Ryan Goslin è un’ottima scelta da parte del regista, perché ci fa vedere un Armstrong che fatica, rischia, soffre per raggiungere il suo obiettivo. Il film ce lo racconta prima di tutto come un uomo, un marito, un padre e, solo in ultima istanza, come un astronauta destinato a diventare un eroe. Un uomo che dimostra una dedizione al proprio lavoro e una capacità di sacrificio e di sopportazione del rischio e della fatica che a tratti risultano inspiegabili. O, quanto meno, inducono a chiedersi se davvero ne valga la pena, se davvero abbia senso che la parte professionale della propria vita prenda il sopravvento su tutto il resto a tal punto da perdere completamente di vista la dimensione umana, affettiva, privata.
Quanta consapevolezza c’è nell’accettazione di un sacrificio così grande e così importante per il progresso dell’umanità, ma altrettanto grande e pericoloso per l’uomo Neil, la sua famiglia, le amicizie, i veri valori dell’uomo in quanto tale?
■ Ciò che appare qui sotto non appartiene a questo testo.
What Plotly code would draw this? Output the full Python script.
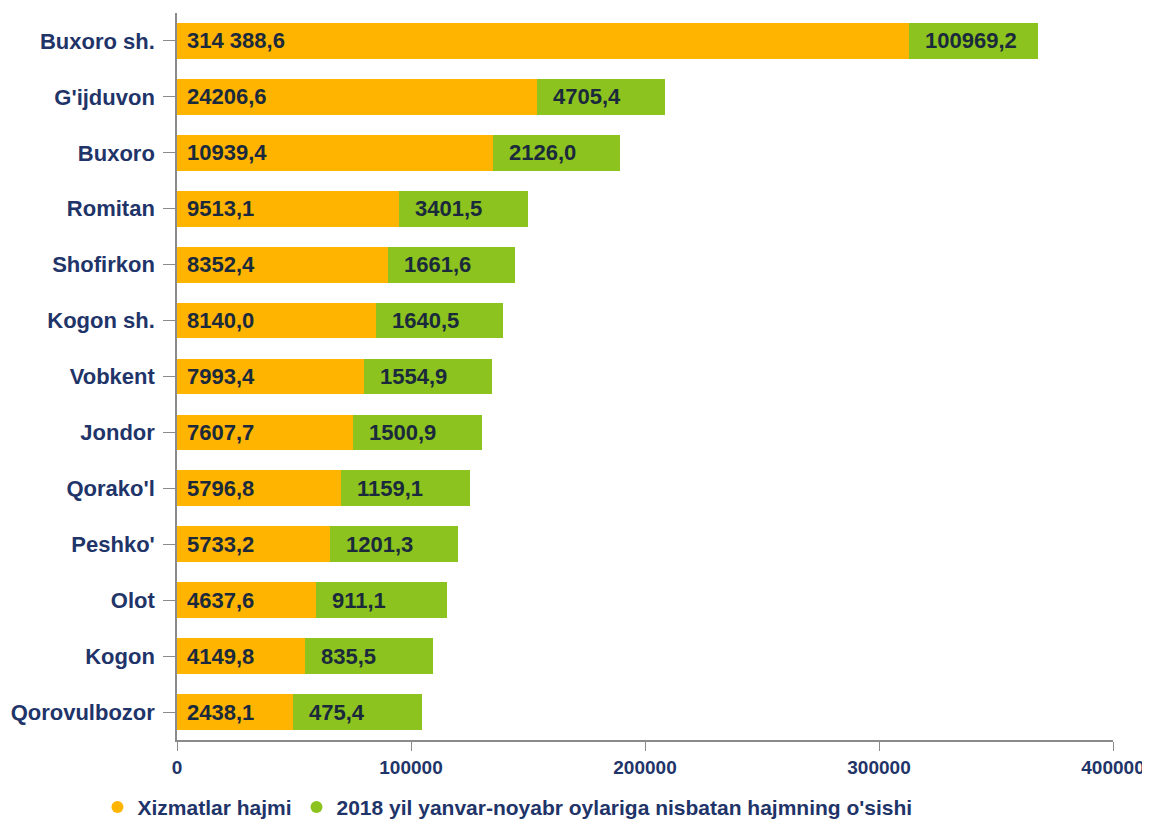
import plotly.graph_objects as go

categories = ["Buxoro sh.", "G'ijduvon", "Buxoro", "Romitan", "Shofirkon", "Kogon sh.",
              "Vobkent", "Jondor", "Qorako'l", "Peshko'", "Olot", "Kogon", "Qorovulbozor"]
# bar lengths as drawn
orange_len = [313000, 154000, 135000, 95000, 90000, 85000, 80000, 75000, 70000, 65500, 59500, 54500, 49500]
green_len = [55000, 54500, 54500, 54800, 54500, 54500, 54800, 55300, 55300, 54500, 55700, 54800, 55300]
# printed labels
orange_lbl = ["314 388,6", "24206,6", "10939,4", "9513,1", "8352,4", "8140,0", "7993,4",
              "7607,7", "5796,8", "5733,2", "4637,6", "4149,8", "2438,1"]
green_lbl = ["100969,2", "4705,4", "2126,0", "3401,5", "1661,6", "1640,5", "1554,9",
             "1500,9", "1159,1", "1201,3", "911,1", "835,5", "475,4"]
series_names = ["Xizmatlar hajmi", "2018 yil yanvar-noyabr oylariga nisbatan hajmning o'sishi"]
x_ticks = [0, 100000, 200000, 300000, 400000]

ORANGE = "#FFB400"
GREEN = "#8CC31E"
NAVY = "#1F3468"
LBL = "#1A2A3C"
FONT = "Liberation Sans"

fig = go.Figure()
fig.add_trace(go.Bar(y=categories, x=orange_len, orientation="h", marker_color=ORANGE,
                     marker_line_width=0, showlegend=False, hoverinfo="skip"))
fig.add_trace(go.Bar(y=categories, x=green_len, orientation="h", marker_color=GREEN,
                     marker_line_width=0, showlegend=False, hoverinfo="skip"))
# legend entries with round markers
for name, col in zip(series_names, [ORANGE, GREEN]):
    fig.add_trace(go.Scatter(x=[None], y=[None], mode="markers", name=name,
                             marker=dict(color=col, size=12, symbol="circle")))

for cat, o, lo, lg in zip(categories, orange_len, orange_lbl, green_lbl):
    fig.add_annotation(x=0, y=cat, text=f"<b>{lo}</b>", showarrow=False, xanchor="left",
                       xshift=8, font=dict(family=FONT, size=22, color=LBL))
    fig.add_annotation(x=o, y=cat, text=f"<b>{lg}</b>", showarrow=False, xanchor="left",
                       xshift=14, font=dict(family=FONT, size=22, color=LBL))

fig.update_layout(
    width=1142, height=825,
    barmode="stack", bargap=0.36,
    plot_bgcolor="white", paper_bgcolor="white",
    margin=dict(l=169, r=37, t=5, b=90),
    font=dict(family=FONT, color=NAVY),
    legend=dict(orientation="h", traceorder="normal", x=-0.085, xanchor="left", y=-0.121, yanchor="bottom",
                font=dict(family=FONT, size=21, color=NAVY, weight="bold"),
                itemwidth=30, tracegroupgap=0),
    xaxis=dict(range=[0, 400000], tickvals=x_ticks, ticktext=[str(v) for v in x_ticks],
               automargin=False,
               showgrid=False, zeroline=False, showline=True, linecolor="#8a8a8a", linewidth=1.5,
               ticks="outside", ticklen=9, tickcolor="#8a8a8a",
               tickfont=dict(family=FONT, size=19, color=NAVY, weight="bold")),
    yaxis=dict(autorange="reversed", automargin=False, showgrid=False, zeroline=False, showline=True,
               linecolor="#8a8a8a", linewidth=1.5, ticks="outside", ticklen=12, tickcolor="#8a8a8a",
               ticklabelstandoff=4,
               tickfont=dict(family=FONT, size=22, color=NAVY, weight="bold")),
)

fig.write_html("out.html")
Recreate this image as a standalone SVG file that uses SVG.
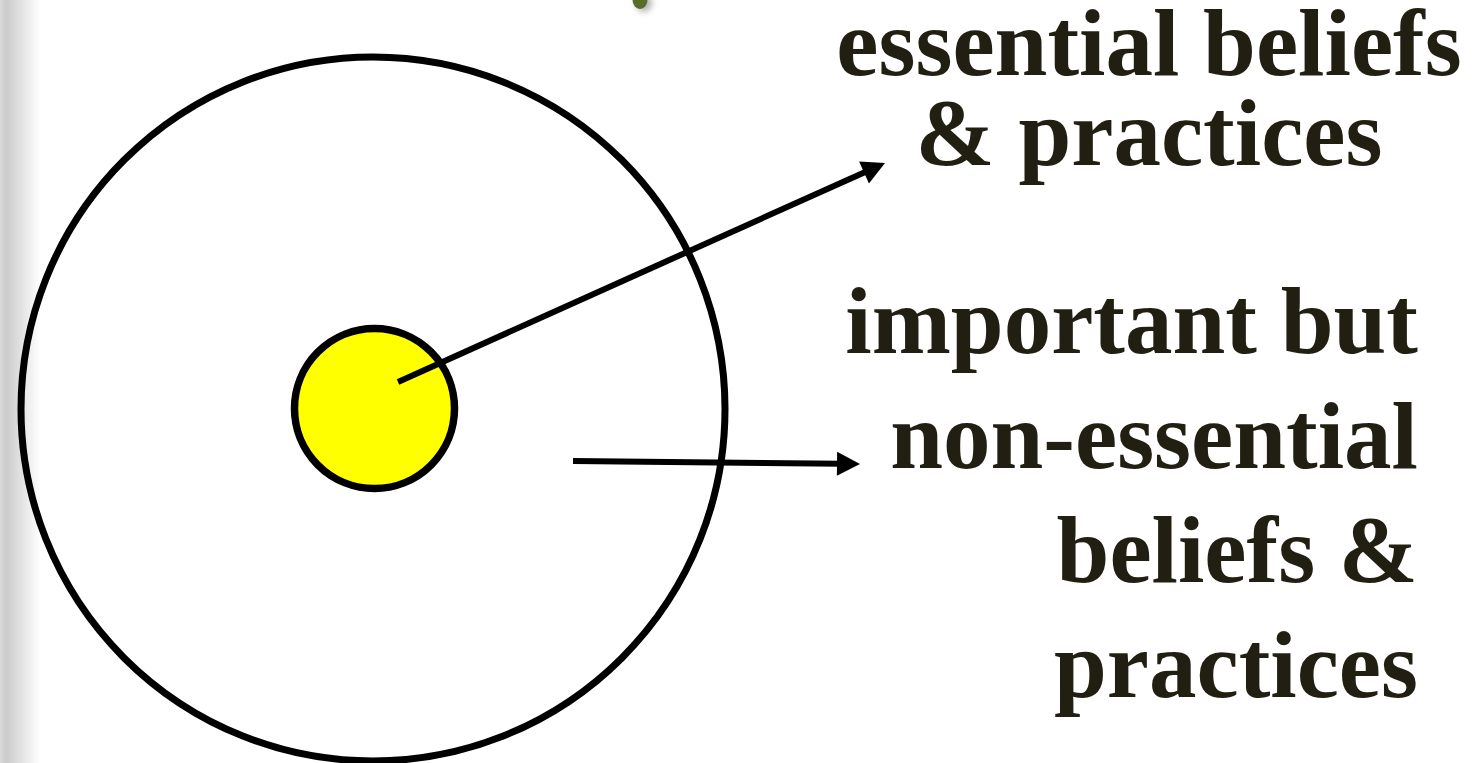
<svg xmlns="http://www.w3.org/2000/svg" width="1483" height="763" viewBox="0 0 1483 763">
  <style>
    .ring { fill: none; stroke: #000; stroke-width: 7; }
    .core { fill: #ffff00; stroke: #000; stroke-width: 7.5; }
    .conn { stroke: #000; stroke-width: 6; fill: none; marker-end: url(#head); }
    .lbl { font-family: "Liberation Serif", "Times New Roman", serif; font-weight: bold; font-size: 95px; fill: #211e12; }
  </style>
  <defs>
    <linearGradient id="edge" x1="0" y1="0" x2="1" y2="0">
      <stop offset="0" stop-color="#dadada"/>
      <stop offset="0.15" stop-color="#cbcbcb"/>
      <stop offset="1" stop-color="#ffffff"/>
    </linearGradient>
    <filter id="blur" x="-1" y="-1" width="3" height="3">
      <feGaussianBlur stdDeviation="3"/>
    </filter>
    <marker id="head" markerUnits="userSpaceOnUse" markerWidth="24" markerHeight="24" viewBox="0 0 23 24" refX="5" refY="12" orient="auto">
      <path d="M0,0 L23,12 L0,24 z" fill="#000"/>
    </marker>
  </defs>
  <rect width="1483" height="763" fill="#ffffff"/>
  <rect x="0" y="0" width="40" height="763" fill="url(#edge)"/>
  <g id="decoration">
    <ellipse cx="644" cy="3" rx="8" ry="9" fill="#808080" opacity="0.6" filter="url(#blur)"/>
    <ellipse cx="640" cy="0" rx="7.5" ry="9" fill="#5b6b2b"/>
  </g>
  <g id="outer-circle">
    <circle class="ring" cx="373" cy="409" r="352"/>
  </g>
  <g id="inner-circle">
    <circle class="core" cx="374.5" cy="408.5" r="80"/>
  </g>
  <g id="connectors">
    <line class="conn" x1="398" y1="382" x2="868.6" y2="170.4"/>
    <line class="conn" x1="573" y1="461" x2="842" y2="463.8"/>
  </g>
  <g id="label-essential">
    <text class="lbl" text-anchor="middle" x="1149" y="75">essential beliefs</text>
    <text class="lbl" text-anchor="middle" x="1149" y="165">&amp; practices</text>
  </g>
  <g id="label-nonessential">
    <text class="lbl" text-anchor="end" x="1418" y="353">important but</text>
    <text class="lbl" text-anchor="end" x="1418" y="468">non-essential</text>
    <text class="lbl" text-anchor="end" x="1418" y="582">beliefs &amp;</text>
    <text class="lbl" text-anchor="end" x="1418" y="697">practices</text>
  </g>
</svg>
Neil Armstrong è nella memoria di tutti noi the First man, il primo che ha camminato sulla Luna, ma il film ci ricorda la fragilità e la fatica con cui accetta (o subisce) il proprio destino da eroe. In nessuna scena c’è l’eccitazione della conquista dello spazio, dell’avventura che porta oltre i confini che fino a quel momento sembravano insuperabili; l’approccio è sempre quello che si ha nei confronti di un compito che deve essere svolto, perché fa parte del proprio lavoro. Quello che è certo è che il costo di vita è altissimo per lui e per chi vive la sua stessa esperienza rimanendo a casa, sulla Terra ad aspettarlo senza sapere nemmeno se tornerà. Noi sappiamo come è andata a finire, ma i suoi amici, i colleghi, la moglie e i figli non lo sapevano affatto, così come non lo sapeva lui. Non dobbiamo dimenticare questo aspetto che non è di poco conto rispetto all’emotività. Il grande vantaggio di chi viene dopo ed è spettatore degli avvenimenti che hanno fatto la storia è sapere come le cose sono andate realmente, qual è il finale.
A volte questo permette di vivere certe emozioni forti con il sollievo del lieto fine, ma per chi è protagonista nel momento in cui accadono non c’è nulla di ovvio, nulla di già scritto. E il costo dell’incertezza in questo caso è davvero molto alto.
Un bel film, che vale sicuramente la pena vedere.